Installer et, éventuellement, entretenir ou remplacer la boucle endommage à chaque fois la chaussée. La durée de vie du fil de cette boucle ne dépasse habituellement pas cinq ans, car le fil peut se couper. Pour réparer, il faut creuser, donc fermer temporairement la circulation.
Il existe une technologie de détection par vidéo, mais elle est davantage sensible aux conditions météorologiques.
La technologie par radar est non intrusive et son principal avantage est le minimum de maintenance. En plus, elle offre peu de contraintes quant à son positionnement. Le radar fonctionne dans toutes les conditions météorologiques, même lorsqu’il y a du brouillard. Enfin, la technologie est flexible devant les changements de configuration des voies ou des lignes d’arrêt.
Gérer la frustration des conducteurs
Une des principales sources de frustration des conducteurs est celle du virage à gauche à une intersection balisée par des feux de circulation. « Quand vous demandez à un conducteur de s’arrêter devant un feu de circulation pour aller à gauche, il faut que ça marche ! Manquer une détection n’est pas permis et cela cause immanquablement de la frustration chez le conducteur », explique l’ingénieur Patrick Lauzière.
Le capteur par radar offre une vue en deux dimensions de la circulation, comme si on était au-dessus, à vol d’oiseau. Chaque intersection possède son « cerveau », un contrôleur pour les signaux de circulation. La programmation de ce contrôleur demande de définir des zones de circulation. « En quelque sorte, les détecteurs parlent au cerveau et chaque détection permet de donner un signal pour les contrôleurs de feux de circulation », poursuit Patrick Lauzière.
Les résultats à Blainville
En général à Blainville, la gestion des feux de circulation se fait de manière conventionnelle, c’est-à-dire avec des boucles de détection reliées à un contrôleur. « Des feux de circulation sont positionnés stratégiquement aux intersections de nos grands axes routiers qui sont fortement sollicités en période de pointe du matin et du soir. De nombreuses intersections, environ 28 d’entre elles, sont munies de feux de circulation, dont la majorité appartiennent au MTQ », affirme Sacha Fournier de la Ville de Blainville.
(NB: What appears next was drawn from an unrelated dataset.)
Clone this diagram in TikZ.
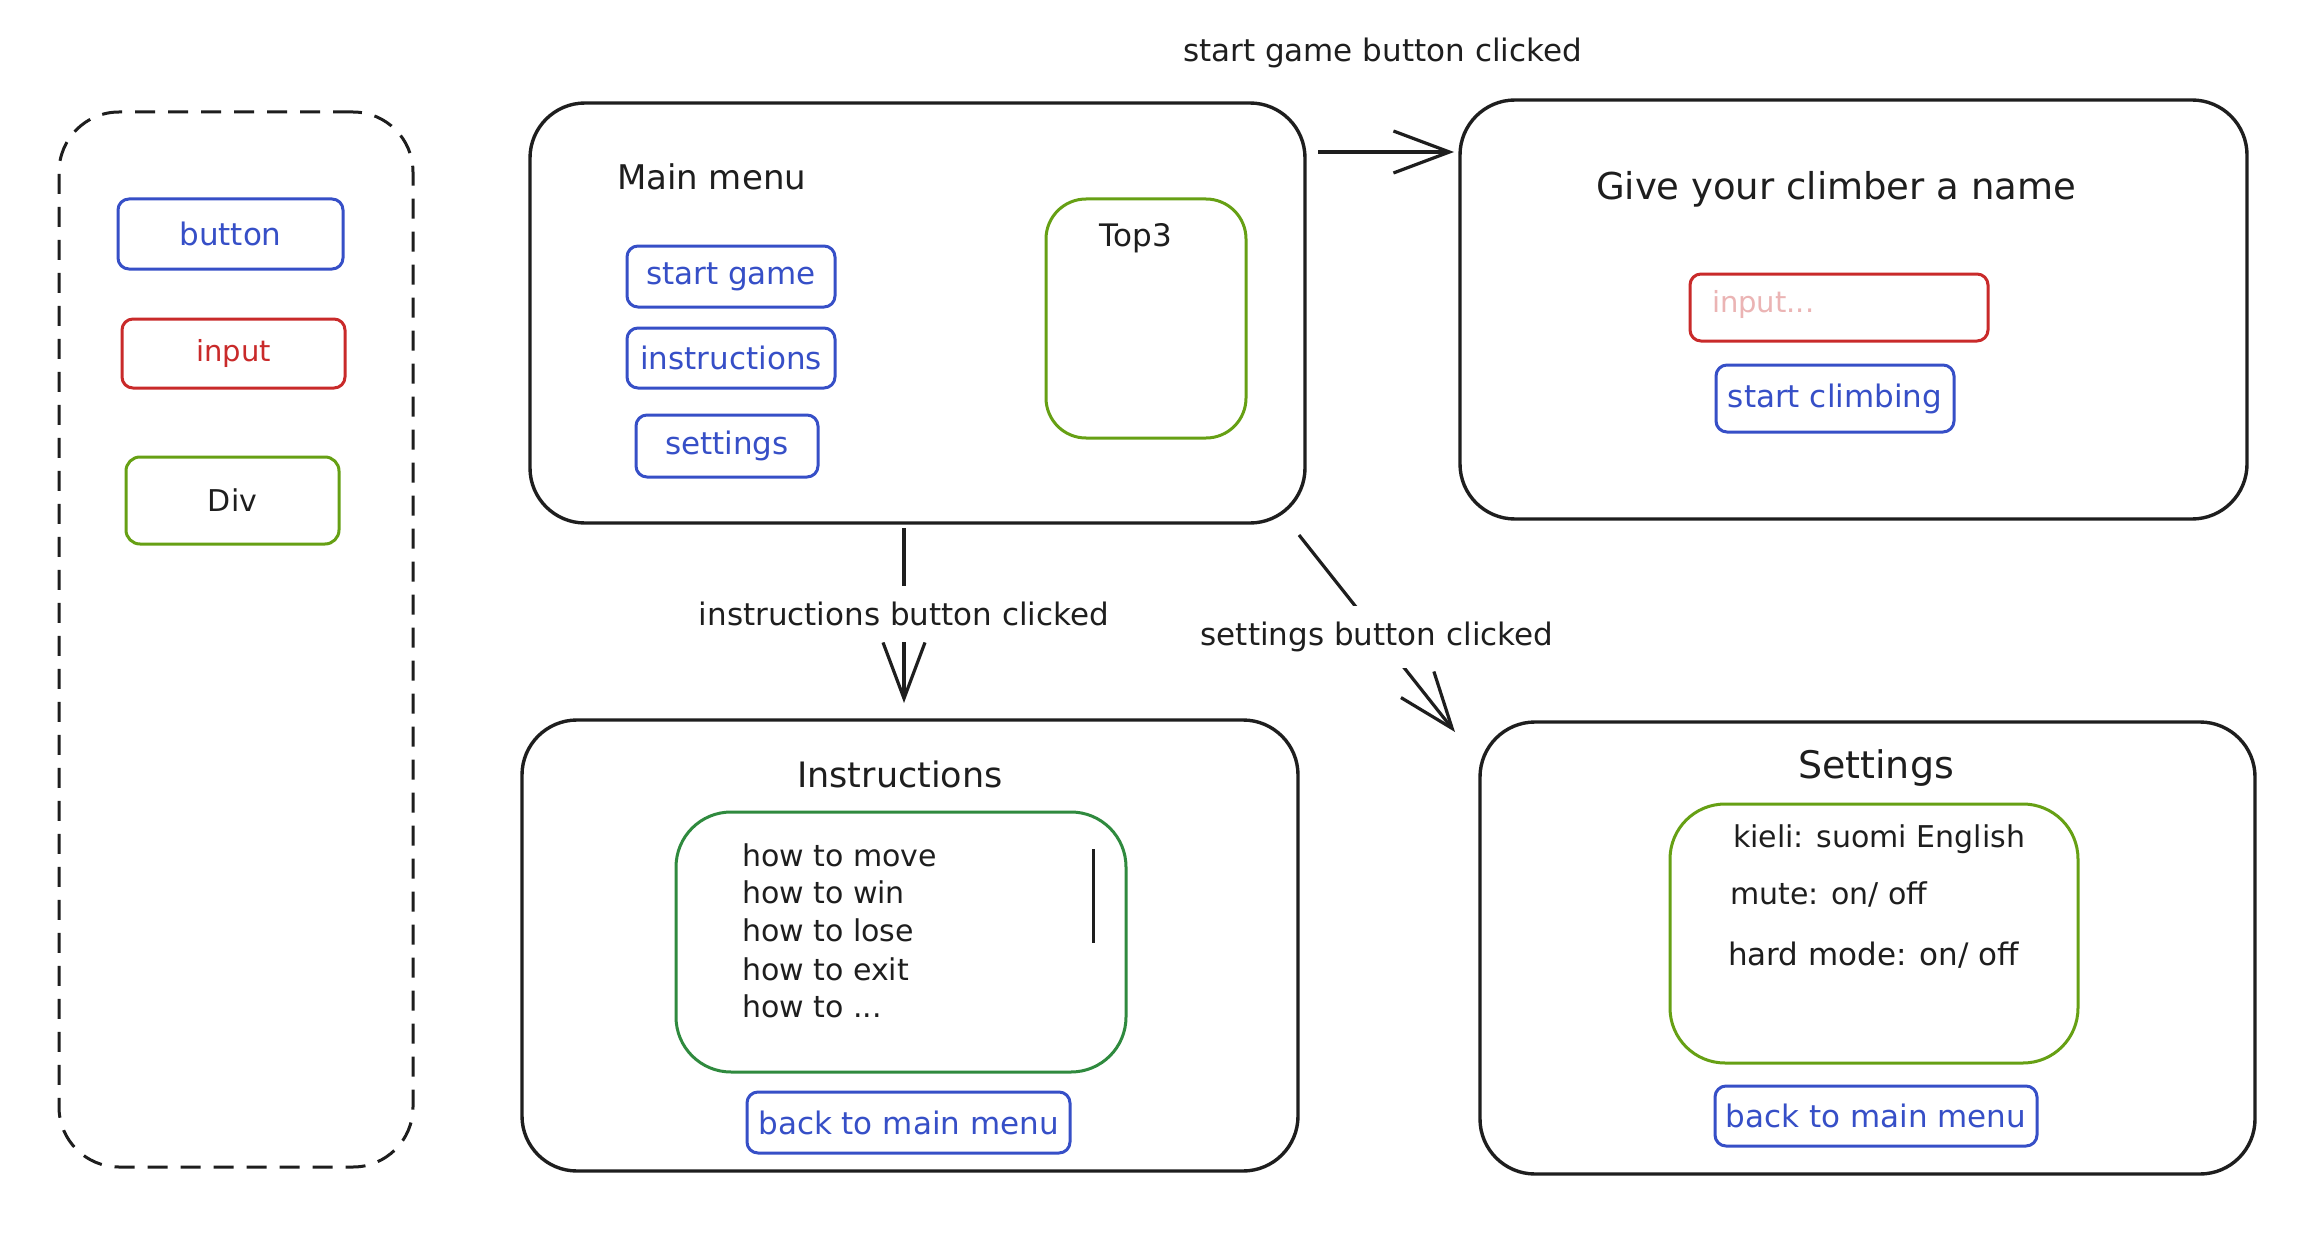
\documentclass[tikz,border=0pt]{standalone}
\usepackage{fontspec}
\setmainfont{DejaVu Sans}
\usetikzlibrary{arrows.meta}
\definecolor{ink}{HTML}{1E1E1E}
\definecolor{btnblue}{HTML}{364FC7}
\definecolor{inpred}{HTML}{C92A2A}
\definecolor{placeholder}{HTML}{EBB4B4}
\definecolor{olive}{HTML}{66A014}
\definecolor{darkgreen}{HTML}{2F8A3E}
\newcommand{\fsz}[1]{\fontsize{#1}{#1}\selectfont}
\begin{document}
\begin{tikzpicture}[x=1pt,y=-1pt,
  every node/.style={inner sep=0pt, outer sep=0pt},
  frame/.style={draw=ink, line width=3.4pt, rounded corners=55pt},
  legendbox/.style={draw=ink, line width=3pt, dash pattern=on 20pt off 13pt, rounded corners=60pt},
  btn/.style={draw=btnblue, line width=3pt, rounded corners=11pt, text=btnblue, font=\fsz{31}},
  inp/.style={draw=inpred, line width=3pt, rounded corners=11pt, text=inpred, font=\fsz{29}},
  divolive/.style={draw=olive, line width=3pt, rounded corners=40pt},
  divdark/.style={draw=darkgreen, line width=3pt, rounded corners=55pt},
  txt/.style={text=ink, font=\fsz{30}, anchor=base west},
  ttl/.style={text=ink, anchor=base},
  edgelbl/.style={fill=white, text=ink, font=\fsz{31}, inner xsep=4pt, inner ysep=16pt},
  arr/.style={draw=ink, line width=3.2pt, -{Straight Barb[length=56pt,width=42pt]}}
]
\fill[white] (0,0) rectangle (2310,1252);
\useasboundingbox (0,0) rectangle (2310,1252);

% legend
\node[legendbox, minimum width=354pt, minimum height=1055pt] (legend) at (236,639.5) {};
\node[btn, minimum width=225pt, minimum height=70pt] (lgbtn) at (230.5,234) {button};
\node[inp, minimum width=223pt, minimum height=69pt] (lginp) at (233.5,353.5) {input};
\node[divolive, rounded corners=14pt, minimum width=213pt, minimum height=87pt, text=ink, font=\fsz{30}] (lgdiv) at (232.5,500.5) {Div};

% main menu
\node[frame, minimum width=775pt, minimum height=420pt] (main) at (917.5,313) {};
\node[txt, font=\fsz{34}] (maint) at (617,190) {Main menu};
\node[btn, minimum width=208pt, minimum height=61pt] (bstart) at (731,276.5) {start game};
\node[btn, minimum width=208pt, minimum height=60pt] (binstr) at (731,358) {instructions};
\node[btn, minimum width=182pt, minimum height=62pt] (bsett) at (727,446) {settings};
\node[divolive, minimum width=200pt, minimum height=239pt] (top3) at (1146,318.5) {};
\node[ttl, font=\fsz{31}] (top3t) at (1136,246) {Top3};

% give name
\node[frame, minimum width=787pt, minimum height=419pt] (give) at (1853.5,309.5) {};
\node[ttl, font=\fsz{37}] (givet) at (1836,200) {Give your climber a name};
\node[inp, minimum width=298pt, minimum height=67pt] (nameinp) at (1839,307.5) {};
\node[txt, text=placeholder, font=\fsz{29}] (nameph) at (1712,312) {input...};
\node[btn, minimum width=238pt, minimum height=67pt] (bclimb) at (1835,398.5) {start climbing};

% instructions
\node[frame, minimum width=776pt, minimum height=451pt] (instr) at (910,945.5) {};
\node[ttl, font=\fsz{35}] (instrt) at (900,787) {Instructions};
\node[divdark, minimum width=450pt, minimum height=260pt] (instrdiv) at (901,942) {};
\node[txt] (h1) at (742,866) {how to move};
\node[txt] (h2) at (742,903) {how to win};
\node[txt] (h3) at (742,941) {how to lose};
\node[txt] (h4) at (742,980) {how to exit};
\node[txt] (h5) at (742,1017) {how to ...};
\draw[ink, line width=3pt] (1093,849) -- (1093,943);
\node[btn, minimum width=323pt, minimum height=61pt] (iback) at (908.5,1122.5) {back to main menu};

% settings
\node[frame, minimum width=775pt, minimum height=452pt] (sett) at (1867.5,948) {};
\node[ttl, font=\fsz{38}] (settt) at (1876,778) {Settings};
\node[divolive, rounded corners=55pt, minimum width=408pt, minimum height=259pt] (settdiv) at (1874,933.5) {};
\node[txt] (s1) at (1733,847) {kieli: suomi English};
\node[txt] (s2) at (1730,904) {mute: on/ off};
\node[txt, font=\fsz{31}] (s3) at (1728,965) {hard mode: on/ off};
\node[btn, minimum width=322pt, minimum height=60pt] (sback) at (1876,1116) {back to main menu};

% connectors
\draw[arr, shorten <=13pt, shorten >=6pt] ([yshift=-49pt]main.north east) -- ([yshift=-52pt]give.north west)
  node[midway, anchor=base, yshift=90pt, text=ink, font=\fsz{31}] (lblstart) {start game button clicked};
\draw[arr, shorten <=5pt, shorten >=17pt] ([xshift=-13.5pt]main.south) -- ([xshift=-6pt]instr.north)
  node[midway, edgelbl, yshift=8pt] (lblinstr) {instructions button clicked};
\draw[arr] ([xshift=-6pt,yshift=-12pt]main.south east) -- ([xshift=-25pt,yshift=-10pt]sett.north west)
  node[midway, edgelbl, yshift=-3pt] (lblsett) {settings button clicked};
\end{tikzpicture}
\end{document}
« Pour le boulevard de la Seigneurie, le système de détection Matrix permet d’obtenir plus de flexibilité dans la gestion des feux de circulation. Le système Matrix résout une problématique arrivée depuis la permission des virages à droite au feu rouge. Contrairement à une boucle de détection, le système Matrix permet de retirer du contrôleur l’appel du feu vert suite au départ du véhicule, permettant ainsi de conserver le feu vert dans l’axe principal », poursuit Patrick Lauzière.
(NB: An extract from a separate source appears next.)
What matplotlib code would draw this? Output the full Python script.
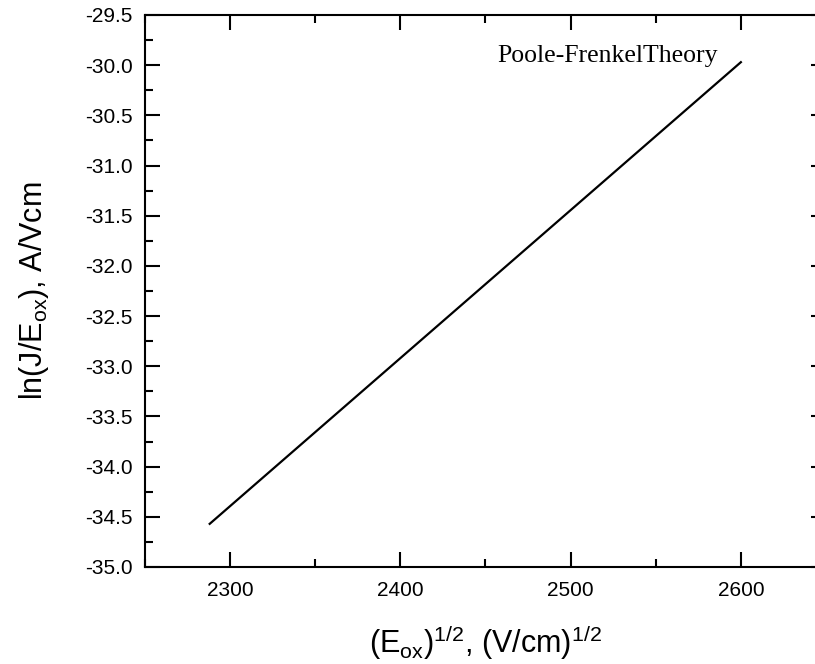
import matplotlib
matplotlib.use("Agg")
import matplotlib.pyplot as plt
from matplotlib.ticker import MultipleLocator

# Poole-Frenkel fit line (end points)
sqrt_field = [2288, 2600]
ln_j_over_e = [-34.57, -29.97]

x_ticks = [2300, 2400, 2500, 2600]
y_ticks = [-35.0, -34.5, -34.0, -33.5, -33.0, -32.5, -32.0, -31.5, -31.0, -30.5, -30.0, -29.5]

plt.rcParams['font.family'] = ['Liberation Sans', 'DejaVu Sans']
plt.rcParams['mathtext.default'] = 'regular'

fig = plt.figure(figsize=(8.15, 6.64), dpi=100)
# axes runs past the right edge of the figure, as in the original picture
ax = fig.add_axes([145 / 815, 97 / 664, 681 / 815, 552 / 664])

ax.plot(sqrt_field, ln_j_over_e, color='black', linewidth=1.6)

ax.set_xlim(2250, 2650)
ax.set_ylim(-35.0, -29.5)
ax.set_xticks(x_ticks)
ax.set_yticks(y_ticks)
ax.set_yticklabels([f"{v:.1f}" for v in y_ticks])
ax.xaxis.set_minor_locator(MultipleLocator(50))
ax.yaxis.set_minor_locator(MultipleLocator(0.25))

ax.tick_params(which='both', direction='in', top=True, right=True, width=1.5, labelsize=15)
ax.tick_params(which='major', length=11)
ax.tick_params(axis='x', which='major', pad=10)
ax.tick_params(axis='y', which='major', pad=9)
ax.tick_params(which='minor', length=6)
for s in ax.spines.values():
    s.set_linewidth(1.5)

ax.set_xlabel(r'$(E_{ox})^{1/2}$, $(V/cm)^{1/2}$', fontsize=22, labelpad=17)
ax.set_ylabel(r'ln(J/$E_{ox}$), A/Vcm', fontsize=22, labelpad=24)

ax.text(2457, -29.91, 'Poole-FrenkelTheory', family='Liberation Serif',
        fontsize=18.5, va='center', ha='left')

fig.savefig('out.png', dpi=100)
La présence des radars Matrix a même simplifié le travail des employés de la Ville, qui n’ont pas à se soucier de la présence de boucles de détection au sol lors de travaux d’excavation ou de réfection de chaussée.
Pour l’instant les radars Matrix sont utilisés uniquement sur ce boulevard à Blainville, mais le but recherché est atteint. « Oui, à notre grande satisfaction, on peut maintenant éviter que des appels de feux soient retenus dans le contrôleur par la demande de la boucle de détection alors que les véhicules ont procédé au virage à droite au feu rouge. En d’autres termes, on évite des changements de phase inutiles », affirme Sacha Fournier.
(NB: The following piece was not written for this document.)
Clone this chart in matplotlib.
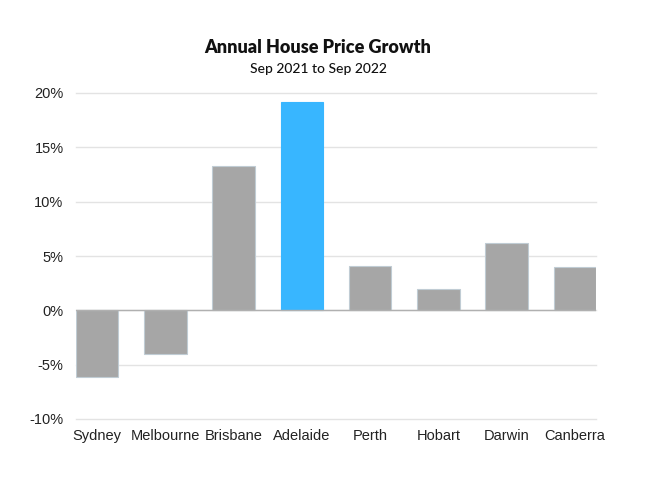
import matplotlib
matplotlib.use("Agg")
import matplotlib.pyplot as plt
from matplotlib.ticker import FuncFormatter

cities = ["Sydney", "Melbourne", "Brisbane", "Adelaide", "Perth", "Hobart", "Darwin", "Canberra"]
growth = [-6.1, -4.0, 13.3, 19.2, 4.1, 2.0, 6.2, 4.0]
highlight = "Adelaide"
yticks = [-10, -5, 0, 5, 10, 15, 20]

fig = plt.figure(figsize=(6.57, 4.78), dpi=100)
ax = fig.add_axes([76/657, 1-419/478, 520/657, 326/478])

colors = ["#38b6ff" if c == highlight else "#a6a6a6" for c in cities]
edges = ["#38b6ff" if c == highlight else "#c0ccd4" for c in cities]
ax.bar(range(len(cities)), growth, width=0.62, color=colors, edgecolor=edges, linewidth=0.8, zorder=3)

ax.set_xlim(-0.31, len(cities) - 1 + 0.31)
ax.set_ylim(-10, 20)
ax.set_yticks(yticks)
ax.yaxis.set_major_formatter(FuncFormatter(lambda v, p: f"{int(v)}%"))
ax.grid(axis="y", color="#e3e3e3", linewidth=1, zorder=0)
for gl in ax.get_ygridlines():
    gl.set_clip_on(False)
ax.axhline(0, color="#b0b0b0", linewidth=1, zorder=4)
for s in ax.spines.values():
    s.set_visible(False)
ax.set_xticks(range(len(cities)))
ax.set_xticklabels(cities)
ax.tick_params(axis="both", length=0, labelsize=10.5, colors="#222222")
ax.tick_params(axis="y", pad=9)
ax.tick_params(axis="x", pad=7)
for lbl in ax.get_xticklabels() + ax.get_yticklabels():
    lbl.set_fontfamily("Liberation Sans")

fig.text(318/657, 1-47/478, "Annual House Price Growth", ha="center", va="center",
         fontsize=13, fontweight="heavy", family="Lato", color="#111111")
fig.text(318/657, 1-69/478, "Sep 2021 to Sep 2022", ha="center", va="center",
         fontsize=10, fontweight="medium", family="Lato", color="#111111")

fig.savefig("out.png", dpi=100)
Depuis l’utilisation de ces radars, l’ingénieur de Blainville remarque qu’il y a moins d’attente aux différents feux, surtout à l’extérieur des heures de pointe. « Nous avons une bande verte fonctionnelle et une meilleure fluidité. À la sortie des commerces, le nombre d’appels de feux inutiles a été réduit. »
À Blainville, on utilise encore abondamment la technologie conventionnelle des boucles de détection au sol, mais les radars pourraient prendre progressivement la place. « Au besoin, cette technologie pourrait être implantée, surtout qu’elle ne demande pas beaucoup d’entretien. C’est une technologie fiable. On doit cependant s’assurer que l’installation et la calibration sont effectuées dans les règles de l’art », précise Sacha Fournier.